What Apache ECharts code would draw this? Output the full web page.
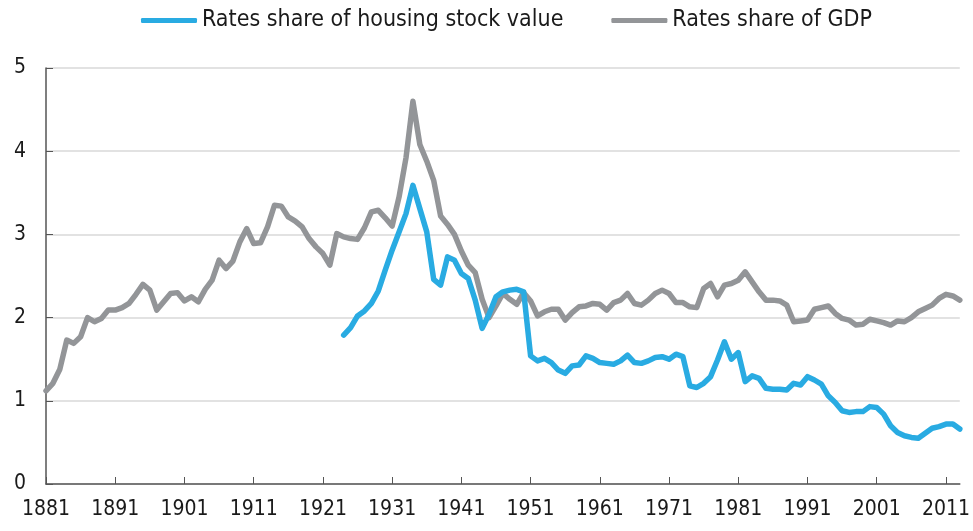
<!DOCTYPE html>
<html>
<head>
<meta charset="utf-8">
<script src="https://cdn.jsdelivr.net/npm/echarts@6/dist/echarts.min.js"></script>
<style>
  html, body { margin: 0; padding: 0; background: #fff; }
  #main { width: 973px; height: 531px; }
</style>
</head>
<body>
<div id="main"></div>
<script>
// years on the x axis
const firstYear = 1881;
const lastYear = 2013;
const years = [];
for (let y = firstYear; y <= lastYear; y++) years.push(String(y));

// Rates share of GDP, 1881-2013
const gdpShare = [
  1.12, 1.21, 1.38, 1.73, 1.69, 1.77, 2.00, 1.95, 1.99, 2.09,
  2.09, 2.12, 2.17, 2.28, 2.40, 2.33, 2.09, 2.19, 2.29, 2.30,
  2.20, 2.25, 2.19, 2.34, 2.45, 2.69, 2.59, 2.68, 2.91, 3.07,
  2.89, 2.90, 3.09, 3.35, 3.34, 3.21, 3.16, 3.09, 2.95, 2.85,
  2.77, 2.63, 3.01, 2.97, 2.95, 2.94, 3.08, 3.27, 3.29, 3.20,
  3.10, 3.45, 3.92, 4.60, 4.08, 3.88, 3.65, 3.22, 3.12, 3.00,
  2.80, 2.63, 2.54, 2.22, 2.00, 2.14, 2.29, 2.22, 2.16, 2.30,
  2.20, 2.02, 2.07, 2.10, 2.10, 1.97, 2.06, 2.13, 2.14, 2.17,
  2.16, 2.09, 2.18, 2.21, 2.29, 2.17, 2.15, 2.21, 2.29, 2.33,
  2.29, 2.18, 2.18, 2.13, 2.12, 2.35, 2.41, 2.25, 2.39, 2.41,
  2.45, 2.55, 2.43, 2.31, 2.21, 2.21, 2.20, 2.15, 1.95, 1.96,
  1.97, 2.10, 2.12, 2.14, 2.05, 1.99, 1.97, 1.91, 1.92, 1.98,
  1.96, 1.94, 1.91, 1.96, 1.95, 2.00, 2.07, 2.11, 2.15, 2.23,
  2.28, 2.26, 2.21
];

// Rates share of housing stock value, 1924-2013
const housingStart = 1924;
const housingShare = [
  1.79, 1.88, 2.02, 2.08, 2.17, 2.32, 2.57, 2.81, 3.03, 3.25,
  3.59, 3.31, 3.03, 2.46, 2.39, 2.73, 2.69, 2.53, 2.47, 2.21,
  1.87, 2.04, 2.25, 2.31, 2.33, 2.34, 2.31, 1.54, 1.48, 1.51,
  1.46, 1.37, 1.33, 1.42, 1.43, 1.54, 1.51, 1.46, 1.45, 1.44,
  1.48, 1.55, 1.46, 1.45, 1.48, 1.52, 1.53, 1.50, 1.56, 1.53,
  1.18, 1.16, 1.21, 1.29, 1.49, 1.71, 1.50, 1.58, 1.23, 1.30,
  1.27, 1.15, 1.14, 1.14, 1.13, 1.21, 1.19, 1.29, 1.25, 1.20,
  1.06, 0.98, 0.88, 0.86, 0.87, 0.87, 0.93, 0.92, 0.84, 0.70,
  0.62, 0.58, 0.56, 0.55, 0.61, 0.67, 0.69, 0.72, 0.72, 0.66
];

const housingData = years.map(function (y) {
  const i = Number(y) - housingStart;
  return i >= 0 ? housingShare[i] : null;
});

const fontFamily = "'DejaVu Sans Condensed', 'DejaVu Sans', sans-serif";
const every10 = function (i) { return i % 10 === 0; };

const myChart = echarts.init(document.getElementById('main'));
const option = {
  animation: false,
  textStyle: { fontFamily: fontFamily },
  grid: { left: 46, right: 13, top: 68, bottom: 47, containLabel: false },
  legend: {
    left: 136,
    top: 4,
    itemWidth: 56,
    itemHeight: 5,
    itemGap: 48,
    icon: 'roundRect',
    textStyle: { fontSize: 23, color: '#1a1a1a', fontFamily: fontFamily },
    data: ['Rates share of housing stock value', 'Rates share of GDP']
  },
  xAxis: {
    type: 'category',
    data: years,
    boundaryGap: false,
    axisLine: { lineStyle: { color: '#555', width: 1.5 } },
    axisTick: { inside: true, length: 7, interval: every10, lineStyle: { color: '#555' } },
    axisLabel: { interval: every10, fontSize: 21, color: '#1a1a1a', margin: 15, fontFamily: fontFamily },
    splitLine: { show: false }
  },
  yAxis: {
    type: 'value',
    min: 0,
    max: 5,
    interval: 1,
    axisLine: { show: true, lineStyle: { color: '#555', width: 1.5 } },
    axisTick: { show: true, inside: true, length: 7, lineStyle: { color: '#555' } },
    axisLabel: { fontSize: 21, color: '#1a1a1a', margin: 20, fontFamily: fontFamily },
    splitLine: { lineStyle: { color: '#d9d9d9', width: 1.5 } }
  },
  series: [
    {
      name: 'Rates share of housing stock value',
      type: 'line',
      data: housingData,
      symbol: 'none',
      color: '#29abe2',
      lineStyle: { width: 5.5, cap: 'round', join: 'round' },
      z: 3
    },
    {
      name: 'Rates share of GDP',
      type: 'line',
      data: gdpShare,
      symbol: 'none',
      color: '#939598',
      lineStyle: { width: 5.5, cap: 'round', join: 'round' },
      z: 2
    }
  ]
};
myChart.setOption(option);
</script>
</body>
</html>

• **Exercise aim**: Restate the full listing verbatim and drop every picture.

• **Solution to the problem**:
What Apache ECharts code would draw this? Output the full web page.
<!DOCTYPE html>
<html>
<head>
<meta charset="utf-8">
<script src="https://cdn.jsdelivr.net/npm/echarts@6/dist/echarts.min.js"></script>
<style>
  html, body { margin: 0; padding: 0; background: #fff; }
  #main { width: 973px; height: 531px; }
</style>
</head>
<body>
<div id="main"></div>
<script>
// years on the x axis
const firstYear = 1881;
const lastYear = 2013;
const years = [];
for (let y = firstYear; y <= lastYear; y++) years.push(String(y));

// Rates share of GDP, 1881-2013
const gdpShare = [
  1.12, 1.21, 1.38, 1.73, 1.69, 1.77, 2.00, 1.95, 1.99, 2.09,
  2.09, 2.12, 2.17, 2.28, 2.40, 2.33, 2.09, 2.19, 2.29, 2.30,
  2.20, 2.25, 2.19, 2.34, 2.45, 2.69, 2.59, 2.68, 2.91, 3.07,
  2.89, 2.90, 3.09, 3.35, 3.34, 3.21, 3.16, 3.09, 2.95, 2.85,
  2.77, 2.63, 3.01, 2.97, 2.95, 2.94, 3.08, 3.27, 3.29, 3.20,
  3.10, 3.45, 3.92, 4.60, 4.08, 3.88, 3.65, 3.22, 3.12, 3.00,
  2.80, 2.63, 2.54, 2.22, 2.00, 2.14, 2.29, 2.22, 2.16, 2.30,
  2.20, 2.02, 2.07, 2.10, 2.10, 1.97, 2.06, 2.13, 2.14, 2.17,
  2.16, 2.09, 2.18, 2.21, 2.29, 2.17, 2.15, 2.21, 2.29, 2.33,
  2.29, 2.18, 2.18, 2.13, 2.12, 2.35, 2.41, 2.25, 2.39, 2.41,
  2.45, 2.55, 2.43, 2.31, 2.21, 2.21, 2.20, 2.15, 1.95, 1.96,
  1.97, 2.10, 2.12, 2.14, 2.05, 1.99, 1.97, 1.91, 1.92, 1.98,
  1.96, 1.94, 1.91, 1.96, 1.95, 2.00, 2.07, 2.11, 2.15, 2.23,
  2.28, 2.26, 2.21
];

// Rates share of housing stock value, 1924-2013
const housingStart = 1924;
const housingShare = [
  1.79, 1.88, 2.02, 2.08, 2.17, 2.32, 2.57, 2.81, 3.03, 3.25,
  3.59, 3.31, 3.03, 2.46, 2.39, 2.73, 2.69, 2.53, 2.47, 2.21,
  1.87, 2.04, 2.25, 2.31, 2.33, 2.34, 2.31, 1.54, 1.48, 1.51,
  1.46, 1.37, 1.33, 1.42, 1.43, 1.54, 1.51, 1.46, 1.45, 1.44,
  1.48, 1.55, 1.46, 1.45, 1.48, 1.52, 1.53, 1.50, 1.56, 1.53,
  1.18, 1.16, 1.21, 1.29, 1.49, 1.71, 1.50, 1.58, 1.23, 1.30,
  1.27, 1.15, 1.14, 1.14, 1.13, 1.21, 1.19, 1.29, 1.25, 1.20,
  1.06, 0.98, 0.88, 0.86, 0.87, 0.87, 0.93, 0.92, 0.84, 0.70,
  0.62, 0.58, 0.56, 0.55, 0.61, 0.67, 0.69, 0.72, 0.72, 0.66
];

const housingData = years.map(function (y) {
  const i = Number(y) - housingStart;
  return i >= 0 ? housingShare[i] : null;
});

const fontFamily = "'DejaVu Sans Condensed', 'DejaVu Sans', sans-serif";
const every10 = function (i) { return i % 10 === 0; };

const myChart = echarts.init(document.getElementById('main'));
const option = {
  animation: false,
  textStyle: { fontFamily: fontFamily },
  grid: { left: 46, right: 13, top: 68, bottom: 47, containLabel: false },
  legend: {
    left: 136,
    top: 4,
    itemWidth: 56,
    itemHeight: 5,
    itemGap: 48,
    icon: 'roundRect',
    textStyle: { fontSize: 23, color: '#1a1a1a', fontFamily: fontFamily },
    data: ['Rates share of housing stock value', 'Rates share of GDP']
  },
  xAxis: {
    type: 'category',
    data: years,
    boundaryGap: false,
    axisLine: { lineStyle: { color: '#555', width: 1.5 } },
    axisTick: { inside: true, length: 7, interval: every10, lineStyle: { color: '#555' } },
    axisLabel: { interval: every10, fontSize: 21, color: '#1a1a1a', margin: 15, fontFamily: fontFamily },
    splitLine: { show: false }
  },
  yAxis: {
    type: 'value',
    min: 0,
    max: 5,
    interval: 1,
    axisLine: { show: true, lineStyle: { color: '#555', width: 1.5 } },
    axisTick: { show: true, inside: true, length: 7, lineStyle: { color: '#555' } },
    axisLabel: { fontSize: 21, color: '#1a1a1a', margin: 20, fontFamily: fontFamily },
    splitLine: { lineStyle: { color: '#d9d9d9', width: 1.5 } }
  },
  series: [
    {
      name: 'Rates share of housing stock value',
      type: 'line',
      data: housingData,
      symbol: 'none',
      color: '#29abe2',
      lineStyle: { width: 5.5, cap: 'round', join: 'round' },
      z: 3
    },
    {
      name: 'Rates share of GDP',
      type: 'line',
      data: gdpShare,
      symbol: 'none',
      color: '#939598',
      lineStyle: { width: 5.5, cap: 'round', join: 'round' },
      z: 2
    }
  ]
};
myChart.setOption(option);
</script>
</body>
</html>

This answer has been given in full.